begin DATA EXCERPT

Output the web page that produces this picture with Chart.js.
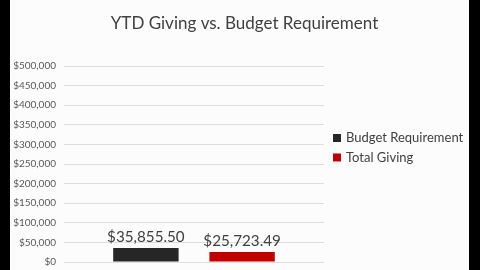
<!DOCTYPE html>
<html><head><meta charset="utf-8">
<script src="https://cdn.jsdelivr.net/npm/chart.js@4"></script>
<style>
html,body{margin:0;padding:0;background:#000;width:480px;height:270px;overflow:hidden}
canvas{display:block}
</style></head>
<body><canvas id="c" width="480" height="270"></canvas>
<script>
const chartTitle = "YTD Giving vs. Budget Requirement";
const categories = [""];
const seriesNames = ["Budget Requirement", "Total Giving"];
const budgetRequirement = [35855.50];
const totalGiving = [25723.49];
const seriesColors = ["#262626", "#c00000"];
const yMax = 500000;
const yStep = 50000;

const fmtMoney = v => "$" + v.toLocaleString("en-US", {minimumFractionDigits:2, maximumFractionDigits:2});
const fmtTick = v => "$" + Number(v).toLocaleString("en-US");
const FONT = "Lato, sans-serif";

const frame = {
  id: "frame",
  afterLayout(chart) {
    const y = chart.scales.y;
    const target = 262;
    if (y && Math.abs(y.bottom - target) > 0.5) {
      y.bottom = target;
      y.height = y.bottom - y.top;
      y._gridLineItems = null;
      y._labelItems = null;
      y.configure();
      chart.chartArea.bottom = target;
      chart.chartArea.height = target - chart.chartArea.top;
      const x = chart.scales.x;
      if (x) { x.top = target; x.bottom = target; }
    }
  },
  beforeDraw(chart) {
    const ctx = chart.ctx;
    ctx.save();
    ctx.fillStyle = "#000";
    ctx.fillRect(0, 0, chart.width, chart.height);
    ctx.fillStyle = "#fcfcfc";
    ctx.fillRect(10, 0, 459, chart.height);
    ctx.font = "17px " + FONT;
    ctx.fillStyle = "#404040";
    ctx.textAlign = "center";
    ctx.textBaseline = "alphabetic";
    ctx.fillText(chartTitle, 244.5, 29);
    ctx.restore();
  }
};

const valueLabels = {
  id: "valueLabels",
  afterDatasetsDraw(chart) {
    const ctx = chart.ctx;
    ctx.font = "16px " + FONT;
    ctx.fillStyle = "#404040";
    ctx.textAlign = "center";
    ctx.textBaseline = "alphabetic";
    chart.data.datasets.forEach((ds, i) => {
      chart.getDatasetMeta(i).data.forEach((el, j) => {
        ctx.save();
        ctx.translate(el.x, el.y - 6);
        ctx.scale(0.95, 1);
        ctx.fillText(fmtMoney(ds.data[j]), 0, 0);
        ctx.restore();
      });
    });
  }
};

const sideLegend = {
  id: "sideLegend",
  afterDraw(chart) {
    const ctx = chart.ctx;
    const x0 = chart.chartArea.right + 9;
    ctx.save();
    ctx.font = "13px " + FONT;
    ctx.textBaseline = "middle";
    ctx.textAlign = "left";
    chart.data.datasets.forEach((ds, i) => {
      const cy = 138 + i * 19.5;
      ctx.fillStyle = ds.backgroundColor;
      ctx.fillRect(x0, cy - 4, 8, 8);
      ctx.fillStyle = "#404040";
      ctx.fillText(ds.label, x0 + 13, cy);
    });
    ctx.restore();
  }
};

new Chart(document.getElementById("c"), {
  type: "bar",
  data: {
    labels: categories,
    datasets: [
      {label: seriesNames[0], data: budgetRequirement, backgroundColor: seriesColors[0]},
      {label: seriesNames[1], data: totalGiving, backgroundColor: seriesColors[1]}
    ]
  },
  options: {
    responsive: false,
    animation: false,
    devicePixelRatio: 1,
    categoryPercentage: 0.74,
    barPercentage: 0.68,
    layout: {autoPadding: false, padding: {left: 10, right: 156, top: 66, bottom: 8}},
    plugins: {
      title: {display: false},
      legend: {display: false},
      tooltip: {enabled: false}
    },
    scales: {
      x: {display: false},
      y: {min: 0, max: yMax,
        afterFit(scale) { scale.width = 54; },
        ticks: {stepSize: yStep, callback: fmtTick, color: "#595959", padding: 8,
          font: {family: FONT, size: 10}},
        grid: {color: "#dedede", drawTicks: false},
        border: {display: false}}
    }
  },
  plugins: [frame, valueLabels, sideLegend]
});
</script></body></html>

end DATA EXCERPT

Repeat the data above exactly, but not the pictures.

### THE SOLUTION
Output the web page that produces this picture with Chart.js.
<!DOCTYPE html>
<html><head><meta charset="utf-8">
<script src="https://cdn.jsdelivr.net/npm/chart.js@4"></script>
<style>
html,body{margin:0;padding:0;background:#000;width:480px;height:270px;overflow:hidden}
canvas{display:block}
</style></head>
<body><canvas id="c" width="480" height="270"></canvas>
<script>
const chartTitle = "YTD Giving vs. Budget Requirement";
const categories = [""];
const seriesNames = ["Budget Requirement", "Total Giving"];
const budgetRequirement = [35855.50];
const totalGiving = [25723.49];
const seriesColors = ["#262626", "#c00000"];
const yMax = 500000;
const yStep = 50000;

const fmtMoney = v => "$" + v.toLocaleString("en-US", {minimumFractionDigits:2, maximumFractionDigits:2});
const fmtTick = v => "$" + Number(v).toLocaleString("en-US");
const FONT = "Lato, sans-serif";

const frame = {
  id: "frame",
  afterLayout(chart) {
    const y = chart.scales.y;
    const target = 262;
    if (y && Math.abs(y.bottom - target) > 0.5) {
      y.bottom = target;
      y.height = y.bottom - y.top;
      y._gridLineItems = null;
      y._labelItems = null;
      y.configure();
      chart.chartArea.bottom = target;
      chart.chartArea.height = target - chart.chartArea.top;
      const x = chart.scales.x;
      if (x) { x.top = target; x.bottom = target; }
    }
  },
  beforeDraw(chart) {
    const ctx = chart.ctx;
    ctx.save();
    ctx.fillStyle = "#000";
    ctx.fillRect(0, 0, chart.width, chart.height);
    ctx.fillStyle = "#fcfcfc";
    ctx.fillRect(10, 0, 459, chart.height);
    ctx.font = "17px " + FONT;
    ctx.fillStyle = "#404040";
    ctx.textAlign = "center";
    ctx.textBaseline = "alphabetic";
    ctx.fillText(chartTitle, 244.5, 29);
    ctx.restore();
  }
};

const valueLabels = {
  id: "valueLabels",
  afterDatasetsDraw(chart) {
    const ctx = chart.ctx;
    ctx.font = "16px " + FONT;
    ctx.fillStyle = "#404040";
    ctx.textAlign = "center";
    ctx.textBaseline = "alphabetic";
    chart.data.datasets.forEach((ds, i) => {
      chart.getDatasetMeta(i).data.forEach((el, j) => {
        ctx.save();
        ctx.translate(el.x, el.y - 6);
        ctx.scale(0.95, 1);
        ctx.fillText(fmtMoney(ds.data[j]), 0, 0);
        ctx.restore();
      });
    });
  }
};

const sideLegend = {
  id: "sideLegend",
  afterDraw(chart) {
    const ctx = chart.ctx;
    const x0 = chart.chartArea.right + 9;
    ctx.save();
    ctx.font = "13px " + FONT;
    ctx.textBaseline = "middle";
    ctx.textAlign = "left";
    chart.data.datasets.forEach((ds, i) => {
      const cy = 138 + i * 19.5;
      ctx.fillStyle = ds.backgroundColor;
      ctx.fillRect(x0, cy - 4, 8, 8);
      ctx.fillStyle = "#404040";
      ctx.fillText(ds.label, x0 + 13, cy);
    });
    ctx.restore();
  }
};

new Chart(document.getElementById("c"), {
  type: "bar",
  data: {
    labels: categories,
    datasets: [
      {label: seriesNames[0], data: budgetRequirement, backgroundColor: seriesColors[0]},
      {label: seriesNames[1], data: totalGiving, backgroundColor: seriesColors[1]}
    ]
  },
  options: {
    responsive: false,
    animation: false,
    devicePixelRatio: 1,
    categoryPercentage: 0.74,
    barPercentage: 0.68,
    layout: {autoPadding: false, padding: {left: 10, right: 156, top: 66, bottom: 8}},
    plugins: {
      title: {display: false},
      legend: {display: false},
      tooltip: {enabled: false}
    },
    scales: {
      x: {display: false},
      y: {min: 0, max: yMax,
        afterFit(scale) { scale.width = 54; },
        ticks: {stepSize: yStep, callback: fmtTick, color: "#595959", padding: 8,
          font: {family: FONT, size: 10}},
        grid: {color: "#dedede", drawTicks: false},
        border: {display: false}}
    }
  },
  plugins: [frame, valueLabels, sideLegend]
});
</script></body></html>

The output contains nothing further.